• **TASK OBJECTIVE**: Return, exactly as written, the lines that start at the one holding "Generate a Python" and end at the one holding "import pandas as pd", with both of those lines kept. Skip any pictures.

--- start of MATERIAL FOR THE TASK ---

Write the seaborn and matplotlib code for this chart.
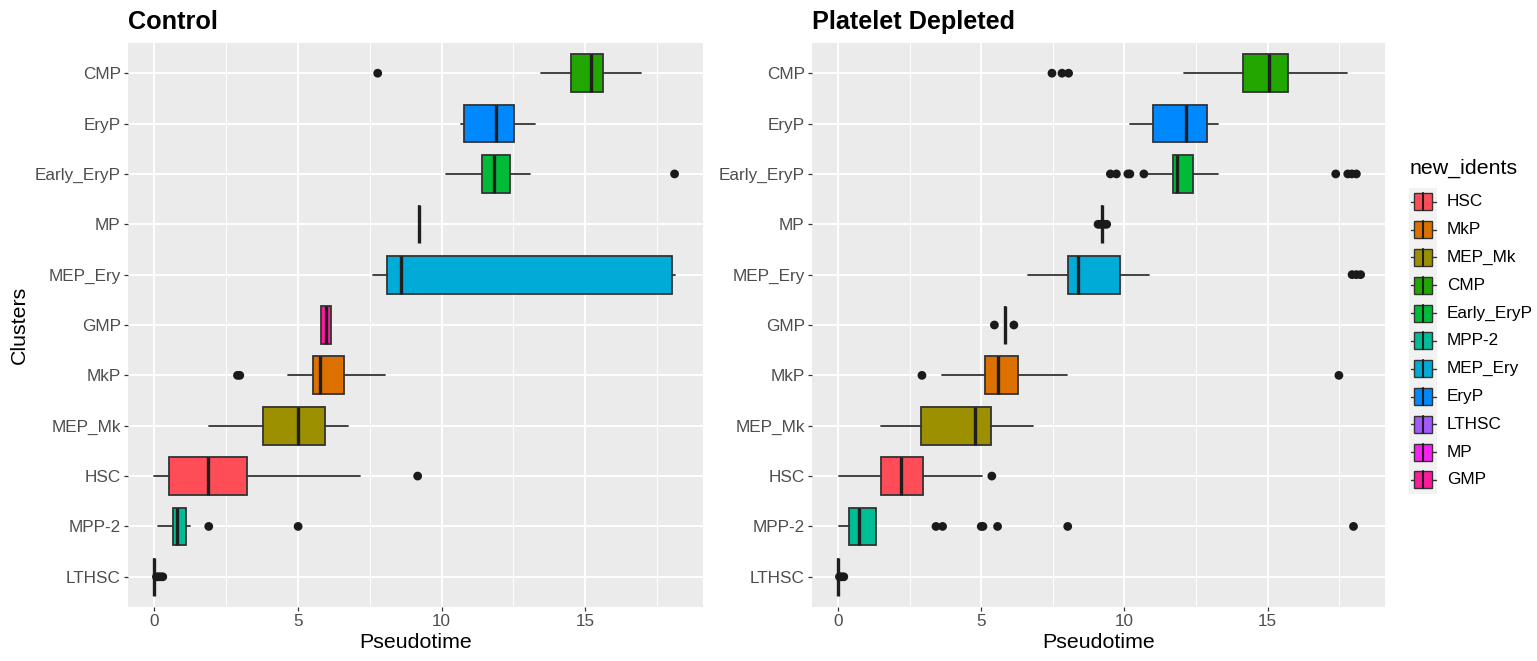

--- end of MATERIAL FOR THE TASK ---
--- start of MATERIAL FOR THE TASK ---

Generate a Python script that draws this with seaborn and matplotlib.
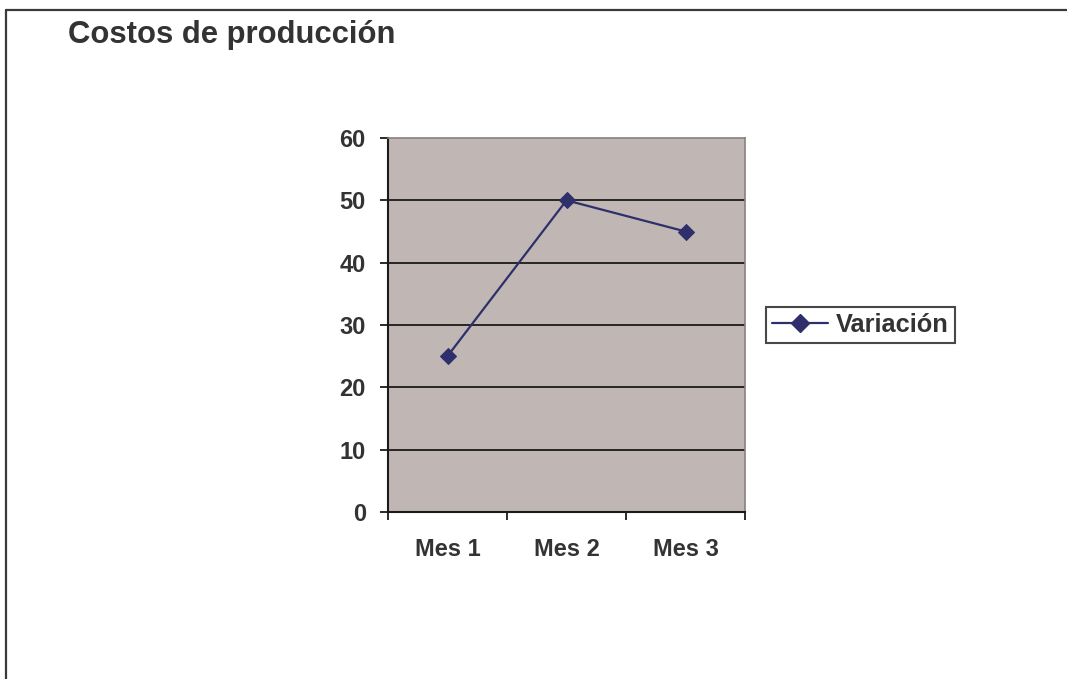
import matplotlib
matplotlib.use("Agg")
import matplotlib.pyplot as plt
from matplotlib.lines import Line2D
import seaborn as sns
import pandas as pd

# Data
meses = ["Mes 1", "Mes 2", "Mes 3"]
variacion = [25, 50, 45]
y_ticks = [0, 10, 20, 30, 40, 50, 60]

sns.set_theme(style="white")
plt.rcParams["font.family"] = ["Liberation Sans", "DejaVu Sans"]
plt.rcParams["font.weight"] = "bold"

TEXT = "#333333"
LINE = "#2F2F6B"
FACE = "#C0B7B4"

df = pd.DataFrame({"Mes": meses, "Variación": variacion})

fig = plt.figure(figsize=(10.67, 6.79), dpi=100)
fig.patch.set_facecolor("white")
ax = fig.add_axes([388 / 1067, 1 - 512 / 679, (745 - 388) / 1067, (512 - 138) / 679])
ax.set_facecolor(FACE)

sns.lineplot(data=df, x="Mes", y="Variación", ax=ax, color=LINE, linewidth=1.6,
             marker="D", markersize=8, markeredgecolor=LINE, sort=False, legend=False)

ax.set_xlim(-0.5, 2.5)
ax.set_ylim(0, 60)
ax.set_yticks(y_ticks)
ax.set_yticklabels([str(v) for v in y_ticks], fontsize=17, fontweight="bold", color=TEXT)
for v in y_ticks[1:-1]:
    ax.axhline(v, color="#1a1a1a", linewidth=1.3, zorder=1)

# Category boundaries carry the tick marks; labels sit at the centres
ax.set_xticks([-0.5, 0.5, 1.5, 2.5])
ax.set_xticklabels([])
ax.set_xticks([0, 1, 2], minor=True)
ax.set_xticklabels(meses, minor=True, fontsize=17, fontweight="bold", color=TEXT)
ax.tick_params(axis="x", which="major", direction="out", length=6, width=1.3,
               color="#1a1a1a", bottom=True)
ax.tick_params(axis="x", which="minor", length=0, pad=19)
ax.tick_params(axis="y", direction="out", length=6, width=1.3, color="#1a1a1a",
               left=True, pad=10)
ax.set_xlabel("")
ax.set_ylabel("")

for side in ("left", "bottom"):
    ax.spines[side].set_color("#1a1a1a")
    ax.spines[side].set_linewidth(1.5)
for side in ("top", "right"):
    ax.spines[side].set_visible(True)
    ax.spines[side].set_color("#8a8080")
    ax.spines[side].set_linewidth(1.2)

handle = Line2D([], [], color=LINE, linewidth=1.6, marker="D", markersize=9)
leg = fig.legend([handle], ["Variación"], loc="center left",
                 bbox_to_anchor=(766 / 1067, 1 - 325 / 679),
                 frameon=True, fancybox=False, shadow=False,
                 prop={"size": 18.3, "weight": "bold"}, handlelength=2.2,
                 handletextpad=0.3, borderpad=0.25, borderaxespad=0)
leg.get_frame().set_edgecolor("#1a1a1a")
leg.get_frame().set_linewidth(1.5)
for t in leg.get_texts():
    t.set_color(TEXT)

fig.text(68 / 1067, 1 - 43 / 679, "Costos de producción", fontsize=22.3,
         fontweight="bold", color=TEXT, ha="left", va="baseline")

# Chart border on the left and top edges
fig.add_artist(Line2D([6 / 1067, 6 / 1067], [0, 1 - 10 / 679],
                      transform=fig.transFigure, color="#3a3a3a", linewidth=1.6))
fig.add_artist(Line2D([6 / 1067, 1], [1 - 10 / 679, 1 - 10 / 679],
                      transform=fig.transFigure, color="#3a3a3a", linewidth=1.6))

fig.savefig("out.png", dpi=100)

--- end of MATERIAL FOR THE TASK ---

• **SOLUTION TO THE EXERCISE**:
Generate a Python script that draws this with seaborn and matplotlib.
import matplotlib
matplotlib.use("Agg")
import matplotlib.pyplot as plt
from matplotlib.lines import Line2D
import seaborn as sns
import pandas as pd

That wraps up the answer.